The Federal Reserve's balance sheet expanded by $300 billion in one week. That single data point shattered two years of quantitative tightening. The market reacted with a collective sigh of relief. Bitcoin jumped 15% in three days. Altcoins followed. The narrative is clear: the Fed is backstopping the system, and crypto, as the ultimate risk asset, will ride the wave. This is the story being sold by Bitget Wallet's COO, among others. But let's dissect the axiom before you rebalance your portfolio. Liquidity is a mirror reflecting greed.
Context is critical. Since March 2023, the Bank Term Funding Program (BTFP) and the discount window have become tools for injecting emergency liquidity to stabilize the banking sector after Silicon Valley Bank's collapse. The COO's point is textbook: when the Fed prints, asset prices inflate. Crypto, with its high beta to global liquidity, should outperform. This reasoning is not wrong per se. It is dangerously incomplete. The assumption that 'liquidity injection equals bullish for crypto' ignores the exact nature of the injection, the systemic stress that triggers it and the structural fragilities hidden beneath the surface of decentralized finance.
Core Insight: The Feed's lifeline is not a stimulus. It is a trauma response.
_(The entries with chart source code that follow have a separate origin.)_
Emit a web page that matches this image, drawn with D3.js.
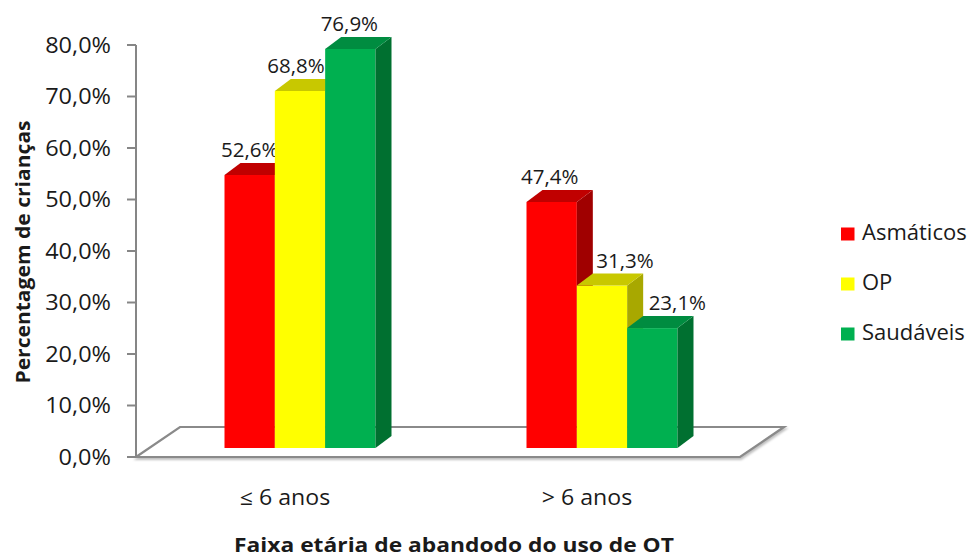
<!DOCTYPE html>
<html><head><meta charset="utf-8">
<script src="https://cdn.jsdelivr.net/npm/d3@7/dist/d3.min.js"></script>
<style>body{margin:0;background:#fff}svg{display:block}text{font-family:"Open Sans",sans-serif;fill:#1a1a1a}</style>
</head><body><svg id="c" width="969" height="558"></svg>
<script>
const categories = ["\u2264 6 anos", "> 6 anos"];
const series = ["Asmáticos", "OP", "Saudáveis"];
const asmaticos = [52.6, 47.4];
const op = [68.8, 31.3];
const saudaveis = [76.9, 23.1];
const yTicks = [0, 10, 20, 30, 40, 50, 60, 70, 80];

const values = [asmaticos, op, saudaveis];
const colors = {front:["#FF0000","#FFFF00","#00B050"], top:["#C00000","#C8C800","#008C40"], side:["#A00000","#A8A800","#007030"]};

const svg = d3.select("#c");
const x = d3.scaleBand().domain(categories).range([136, 740]);
const y = d3.scaleLinear().domain([0, 80]).range([457, 45]);
const yb = d3.scaleLinear().domain([0, 80]).range([448, 32.8]);
const x1 = d3.scaleBand().domain(series).range([x.bandwidth()*0.25, x.bandwidth()*0.75]);
const floorD = {dx: 44, dy: -30};
const barPlane = {dx: 13, dy: -9};
const depth = {dx: 16, dy: -12};
const fmt = v => d3.format(".1f")(v).replace(".", ",") + "%";

function stext(px, py, sx, txt, size, anchor, weight, rot) {
  return svg.append("text")
    .attr("transform", `translate(${px},${py})` + (rot ? ` rotate(${rot})` : "") + ` scale(${sx},1)`)
    .attr("text-anchor", anchor || "start")
    .style("font-size", size + "px").style("font-weight", weight || "normal").text(txt);
}

// floor
const fy = y(0);
svg.append("polygon")
  .attr("points", [[136, fy],[136+floorD.dx, fy+floorD.dy],[740+floorD.dx, fy+floorD.dy],[740, fy]].map(p=>p.join(",")).join(" "))
  .attr("fill","#fff").attr("stroke","#8a8a8a").attr("stroke-width",2.2)
  .attr("style","filter:drop-shadow(1px 2px 1px rgba(0,0,0,0.25))");

// y axis
const ax = svg.append("g");
ax.append("line").attr("x1",136).attr("x2",136).attr("y1",y(80)).attr("y2",y(0)).attr("stroke","#868686").attr("stroke-width",2);
yTicks.forEach(t=>{
  ax.append("line").attr("x1",127).attr("x2",136).attr("y1",y(t)).attr("y2",y(t)).attr("stroke","#868686").attr("stroke-width",2);
  stext(111, y(t) + 7.5, 1.12, fmt(t), 21, "end");
});

// bars
const labelShift = [[0,-4,-1],[-2,23,25]];
categories.forEach((c,ci)=>{
  series.forEach((s,si)=>{
    const v = values[si][ci];
    const x0 = x(c) + x1(s) + barPlane.dx, w = x1.bandwidth();
    const yt = yb(v), y0 = yb(0);
    const g = svg.append("g");
    g.append("rect").attr("x",x0).attr("y",yt).attr("width",w).attr("height",y0-yt).attr("fill",colors.front[si]);
    g.append("polygon").attr("points",[[x0+w,yt],[x0+w+depth.dx,yt+depth.dy],[x0+w+depth.dx,y0+depth.dy],[x0+w,y0]].map(p=>p.join(",")).join(" ")).attr("fill",colors.side[si]);
    g.append("polygon").attr("points",[[x0,yt],[x0+depth.dx,yt+depth.dy],[x0+w+depth.dx,yt+depth.dy],[x0+w,yt]].map(p=>p.join(",")).join(" ")).attr("fill",colors.top[si]);
    stext(x0+w/2+labelShift[ci][si], yt+depth.dy-6, 1.0, fmt(v), 20.5, "middle");
  });
  stext(x(c)+x.bandwidth()/2-2, 505, 1.1, c, 21, "middle");
});

// titles
stext(30, 252, 1.08, "Percentagem de crianças", 19.5, "middle", "bold", -90);
stext(454, 552, 1.14, "Faixa etária de abandodo do uso de OT", 20, "middle", "bold");

// legend
series.forEach((s,i)=>{
  const ly = 232 + i*50;
  svg.append("rect").attr("x",841).attr("y",ly-4.5).attr("width",13.5).attr("height",13).attr("fill",colors.front[i]);
  stext(862, ly+8, 1.0, s, 22, "start");
});
</script></body></html>
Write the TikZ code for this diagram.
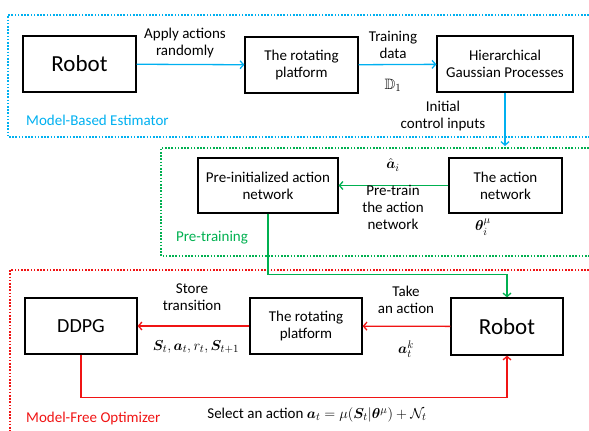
\documentclass[tikz,border=0pt]{standalone}
\usepackage{amsmath,amsfonts,bm}
\usepackage[no-math]{fontspec}
\setmainfont{Carlito}
\usepackage{tikz}
\usetikzlibrary{arrows.meta}
\definecolor{estblue}{RGB}{0,176,240}
\definecolor{pregreen}{RGB}{0,176,80}
\definecolor{optred}{RGB}{240,20,20}

\begin{document}
\begin{tikzpicture}[x=1pt, y=-1pt]
    \tikzset{
        block/.style={draw, line width=1.2pt, align=center, font=\fontsize{15}{17}\selectfont, minimum height=56pt},
        bigblock/.style={block, font=\fontsize{23}{27}\selectfont},
        frame/.style={line width=1.8pt, dash pattern=on 1.6pt off 1.6pt},
        flow/.style={line width=1.3pt, -{Straight Barb[length=3.5pt,width=8pt]}},
        lbl/.style={align=center, inner sep=1pt, font=\fontsize{15}{17}\selectfont},
        tag/.style={anchor=west, inner sep=0pt, font=\fontsize{15}{17}\selectfont}
    }
    \useasboundingbox (0,0) rectangle (589,431);

    % frames
    \draw[frame, estblue] (589,15) -- (8,15) -- (8,137) -- (589,137);
    \draw[frame, pregreen] (589,148) -- (161,148) -- (161,256) -- (589,256);
    \draw[frame, optred] (589,270) -- (10,270) -- (10,431);

    \begin{scope}[local bounding box=estimator]
        \node[bigblock, minimum width=113pt] (robotA) at (79.5,64) {Robot};
        \node[block, minimum width=113pt] (platA) at (301.5,65) {The rotating\\platform};
        \node[block, minimum width=136pt] (hgp) at (505,64) {Hierarchical\\Gaussian Processes};
        \coordinate (initend) at (505,146);

        \draw[flow, estblue] (robotA) -- (platA);
        \draw[flow, estblue] (platA) -- (hgp);
        \draw[flow, estblue] (hgp.south) -- (initend);

        \node[lbl] (applylbl) at (185,43) {Apply actions\\randomly};
        \node[lbl] (datalbl) at (393,45) {Training\\data};
        \node[lbl] (dlbl) at (393,85) {$\mathbb{D}_1$};
        \node[lbl] (initlbl) at (443,116) {Initial\\control inputs};
        \node[tag, estblue] (esttag) at (26,120) {Model-Based Estimator};
    \end{scope}

    \begin{scope}[local bounding box=pretraining]
        \node[block, minimum width=140pt, minimum height=55pt] (preinit) at (268,185.5) {Pre-initialized action\\network};
        \node[block, minimum width=113pt, minimum height=55pt] (actnet) at (505.5,185.5) {The action\\network};

        \draw[flow, pregreen] (actnet) -- (preinit);

        \node[lbl] (hatlbl) at (393,165) {$\hat{\bm{a}}_i$};
        \node[lbl] (pretrainlbl) at (393,207) {Pre-train\\the action\\network};
        \node[lbl] (thetalbl) at (483,227) {$\bm{\theta}_i^{\mu}$};
        \node[tag, pregreen] (pretag) at (176,238) {Pre-training};
    \end{scope}

    \begin{scope}[local bounding box=optimizer]
        \node[bigblock, font=\fontsize{20}{24}\selectfont, minimum width=112pt] (ddpg) at (81,326) {DDPG};
        \node[block, minimum width=112pt] (platB) at (306,326) {The rotating\\platform};
        \node[bigblock, minimum width=112pt, minimum height=57pt] (robotB) at (507,326.5) {Robot};

        \draw[flow, optred] (robotB) -- (platB);
        \draw[flow, optred] (platB) -- (ddpg);
        \draw[flow, optred] (ddpg.south) -- ++(0,43) -| (robotB.south);

        \node[lbl] (takelbl) at (406,300) {Take\\an action};
        \node[lbl] (aklbl) at (406,349) {$\bm{a}_t^k$};
        \node[lbl] (storelbl) at (192,297) {Store\\transition};
        \node[lbl] (translbl) at (196,347) {$\bm{S}_t, \bm{a}_t, r_t, \bm{S}_{t+1}$};
        \node[lbl] (selectlbl) at (317,415) {Select an action $\bm{a}_t = \mu(\bm{S}_t|\bm{\theta}^{\mu}) + \mathcal{N}_t$};
        \node[tag, optred] (opttag) at (26,418) {Model-Free Optimizer};
    \end{scope}

    \draw[flow, pregreen] (preinit.south) -- ++(0,61) -| (robotB.north);
\end{tikzpicture}
\end{document}
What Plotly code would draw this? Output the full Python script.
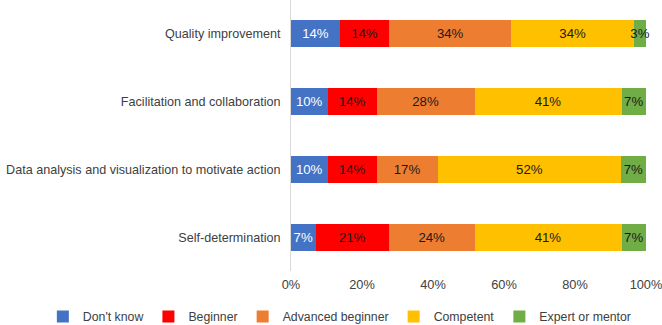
import plotly.graph_objects as go

categories = ["Quality improvement", "Facilitation and collaboration",
              "Data analysis and visualization to motivate action", "Self-determination"]
series_names = ["Don't know", "Beginner", "Advanced beginner", "Competent", "Expert or mentor"]
dont_know = [13.8, 10.3, 10.3, 6.9]
beginner = [13.8, 13.8, 13.8, 20.7]
advanced_beginner = [34.5, 27.6, 17.2, 24.1]
competent = [34.5, 41.4, 51.7, 41.4]
expert = [3.4, 6.9, 6.9, 6.9]
tick_vals = [0, 20, 40, 60, 80, 100]
tick_text = ["0%", "20%", "40%", "60%", "80%", "100%"]

colors = ["#4472C4", "#FF0000", "#ED7D31", "#FFC000", "#70AD47"]
text_colors = ["white", "#1a1a1a", "#1a1a1a", "#1a1a1a", "#1a1a1a"]
values = [dont_know, beginner, advanced_beginner, competent, expert]

FONT = "Liberation Sans, Arial"

fig = go.Figure()
for name, vals, c, tc in zip(series_names, values, colors, text_colors):
    fig.add_trace(go.Bar(
        y=categories, x=vals, name=name, orientation="h",
        marker=dict(color=c, line=dict(width=0)),
        text=[f"{v:.0f}%" for v in vals],
        textposition="inside", insidetextanchor="middle", textangle=0,
        constraintext="none", cliponaxis=False,
        textfont=dict(family=FONT, size=13.2, color=tc),
        hoverinfo="skip",
    ))

fig.update_layout(
    barmode="stack", bargap=0.6,
    width=662, height=325,
    margin=dict(l=291, r=16, t=0, b=54, autoexpand=False),
    paper_bgcolor="white", plot_bgcolor="white",
    font=dict(family=FONT, size=13, color="#404040"),
    xaxis=dict(range=[0, 100], tickvals=tick_vals, ticktext=tick_text,
               showgrid=False, zeroline=False, showline=False, ticks="",
               ticklabelstandoff=4, automargin=False, ticklabeloverflow="allow",
               tickfont=dict(size=12.8, color="#404040")),
    yaxis=dict(autorange="reversed", showgrid=False, showline=True,
               linecolor="#D9D9D9", linewidth=1, ticks="", ticklabelstandoff=7,
               automargin=False,
               tickfont=dict(size=12.6, color="#404040")),
    legend=dict(orientation="h", xref="paper", yref="paper",
                x=-0.699, xanchor="left", y=-0.168, yanchor="middle",
                bgcolor="rgba(0,0,0,0)",
                font=dict(size=12.3, color="#404040"),
                itemwidth=30, traceorder="normal", tracegroupgap=0),
    showlegend=True,
)

fig.write_html("out.html")
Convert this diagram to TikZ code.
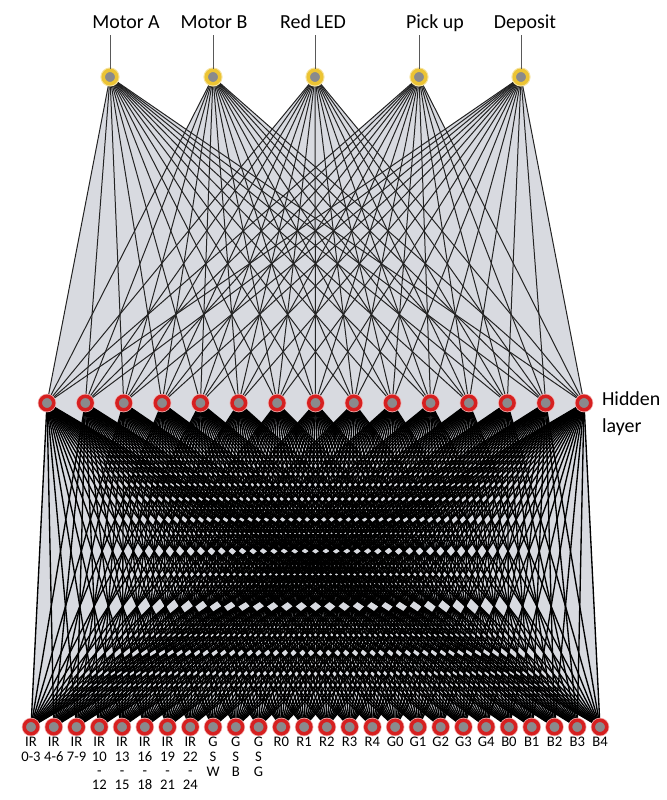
\documentclass[tikz,border=0pt]{standalone}
\usepackage{fontspec}
\setmainfont{Carlito}
\usetikzlibrary{positioning,backgrounds}

\definecolor{ringred}{RGB}{214,32,32}
\definecolor{ringgold}{RGB}{236,196,52}
\definecolor{coregray}{RGB}{138,138,140}
\definecolor{fanfill}{RGB}{216,218,224}
\definecolor{wire}{RGB}{35,35,35}

\tikzset{
    neuron/.style={circle, minimum size=0.405cm, inner sep=0pt, fill=coregray, line width=0.105cm},
    outunit/.style={neuron, draw=ringgold, preaction={draw=ringgold!45, line width=0.17cm}},
    hidunit/.style={neuron, draw=ringred, preaction={draw=ringred!35, line width=0.15cm}},
    inunit/.style={neuron, draw=ringred, preaction={draw=ringred!35, line width=0.15cm}},
    toplabel/.style={font=\fontsize{17}{20}\selectfont, inner sep=0.05cm, text depth=0.15cm},
    sidelabel/.style={font=\fontsize{17}{23}\selectfont, align=left, inner sep=0pt},
    botlabel/.style={font=\fontsize{12.5}{12.5}\selectfont, align=center, inner sep=0pt},
    wire/.style={draw=wire, line width=0.85pt},
    densewire/.style={draw=black, line width=1.15pt},
    tick/.style={draw=black!65, line width=0.7pt},
}

\begin{document}
\begin{tikzpicture}[x=0.03cm, y=-0.03cm]
    \useasboundingbox (0,0) rectangle (667,800);

    \foreach \x/\nm/\lx/\txt in {110/oa/126/Motor A, 213/ob/214/Motor B, 315/oc/313/Red LED,
                                 419/od/435/Pick up, 521/oe/525/Deposit} {
        \node[outunit] (\nm) at (\x,77) {};
        \node[toplabel, anchor=base] (\nm-lab) at (\lx,28) {\txt};
        \draw[tick] (\nm) -- (\nm |- \nm-lab.south);
    }

    \foreach \i in {1,...,15}
        \node[hidunit] (h\i) at ({47+(\i-1)*38.357},403) {};
    \node[sidelabel, anchor=west] (hid-lab) at ([xshift=0.28cm, yshift=-0.33cm]h15.east) {Hidden\\layer};

    \foreach \txt [count=\i] in {{IR\\0-3}, {IR\\4-6}, {IR\\7-9}, {IR\\10\\[-0.5pt]-\\[-0.5pt]12},
            {IR\\13\\[-0.5pt]-\\[-0.5pt]15}, {IR\\16\\[-0.5pt]-\\[-0.5pt]18}, {IR\\19\\[-0.5pt]-\\[-0.5pt]21},
            {IR\\22\\[-0.5pt]-\\[-0.5pt]24}, {G\\S\\W}, {G\\S\\B}, {G\\S\\G},
            R0, R1, R2, R3, R4, G0, G1, G2, G3, G4, B0, B1, B2, B3, B4} {
        \node[inunit] (in\i) at ({31+(\i-1)*22.76},727) {};
        \node[botlabel, below=0.05cm of in\i] (in\i-lab) {\txt};
    }

    \begin{pgfonlayer}{background}
        \foreach \o in {oa,ob,oc,od,oe}
            \fill[fanfill] (\o.center) -- (h1.center) -- (h15.center) -- cycle;
        \foreach \i in {1,...,26}
            \fill[fanfill] (in\i.center) -- (h1.center) -- (h15.center) -- cycle;
        \foreach \h in {1,...,15} {
            \foreach \o in {oa,ob,oc,od,oe}
                \draw[wire] (\o.center) -- (h\h.center);
            \foreach \i in {1,...,26}
                \draw[densewire] (in\i.center) -- (h\h.center);
        }
    \end{pgfonlayer}
\end{tikzpicture}
\end{document}
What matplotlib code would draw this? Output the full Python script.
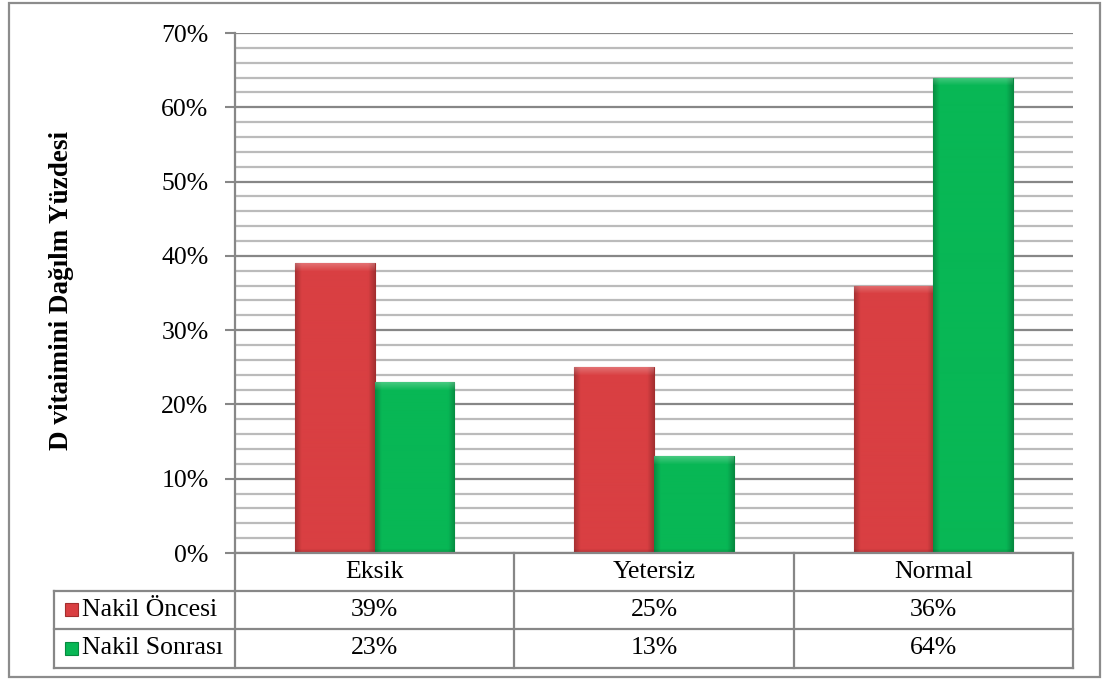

Based on my audit experience with 0x protocol and later with Terra's algorithmic stablecoin, I learned that surface-level narratives often mask deeply flawed mechanisms. The Fed's current backstop is not QE; it is a targeted liquidity facility designed to prevent a cascading bank run. The $300 billion that appeared on the Fed's balance sheet is largely loans to banks, not broad-based asset purchases. This money is locked in reserve requirements and short-term borrowings. It is not 'helicopter money' seeking returns in risk assets. The velocity of this liquidity is near zero. It sits, idle, as collateral for confidence. To assume this liquidity will leak into crypto is to misunderstand the plumbing of modern banking. As I wrote in 2020 during DeFi summer, "Trust is a variable you must solve." The market is solving for trust in the banking system, not for speculative alpha.
Furthermore, the inflation hangover remains. The Fed cannot afford a second wave of inflation. Any sustained liquidity injection will be met with aggressive rate hikes once the crisis abates. The market is already pricing in rate cuts by year-end, which is a fantasy. The real scenario is a liquidity injection followed by a 'higher for longer' interest rate regime. This creates a liquidity trap where risk assets initially rally but then face the gravitational pull of expensive capital. Crypto, particularly projects with high token unlock schedules and low revenue models, will be crushed. Silence is the sound of exploited flaws.
Contrarian Angle: The bulls got the direction right, but the magnitude wrong.
To be fair, Bitcoin has historically been the best-performing asset in the 30-90 days after a major liquidity event. The March 2020 Fed intervention led to a 300% rally in BTC over the next six months. However, the context differs. In 2020, the Fed was simultaneously slashing rates to zero and launching an unlimited QE program. Today, the rate is still 5.25%, and the BTFP is a short-term fix. The contrarian reality is that the biggest winner of the Fed backstop may be US Treasuries, not crypto. Money market funds are already yielding 5%, and with bank deposits uncertain, capital will flow to the safest asset first. Crypto's rally may be a short squeeze, not a structural shift. Precision cuts through the noise of hype.
Moreover, the collapse of Silicon Valley Bank exposed the correlation between crypto and tech banking. Circle's $3.3 billion stuck in SVB triggered a depeg of USDC. The contagion was real. The Fed's intervention prevented a systemic crisis, but it does not restore trust in the crypto-native stablecoins. Tether and USDC are still under regulatory scrutiny. The liquidity backstop does not solve the regulatory overhang. In fact, the more the Fed intervenes, the more likely Congress will push for stricter oversight on stablecoins. Decentralization is a promise, not a feature. Centralization hides in plain sight metadata.
Takeaway: The probability matrix is shifting, but not in the way most retail expects.
The market is currently pricing in a 70% probability that the Fed will cut rates in June. This is a bet on a recession that hasn't fully materialized. If inflation data remains sticky, the market will correct violently. The smart play is not to chase the pump but to model two scenarios: (1) the Fed pauses, rate cuts are delayed, and crypto corrects; (2) inflation falls faster than expected, the Fed cuts, and we see a rally similar to 2020. The second scenario requires a collapse in employment or a black swan event. The current data suggests scenario 1 is more likely. My recommendation is to reduce leverage, rotate into BTC and avoid high-float altcoins. As I wrote in my Terra collapse report in early 2022, "Volatility exposes the architecture of fear." The architecture is visible now. Don't let the liquidity mirror blind you. The math doesn't lie; only narratives do.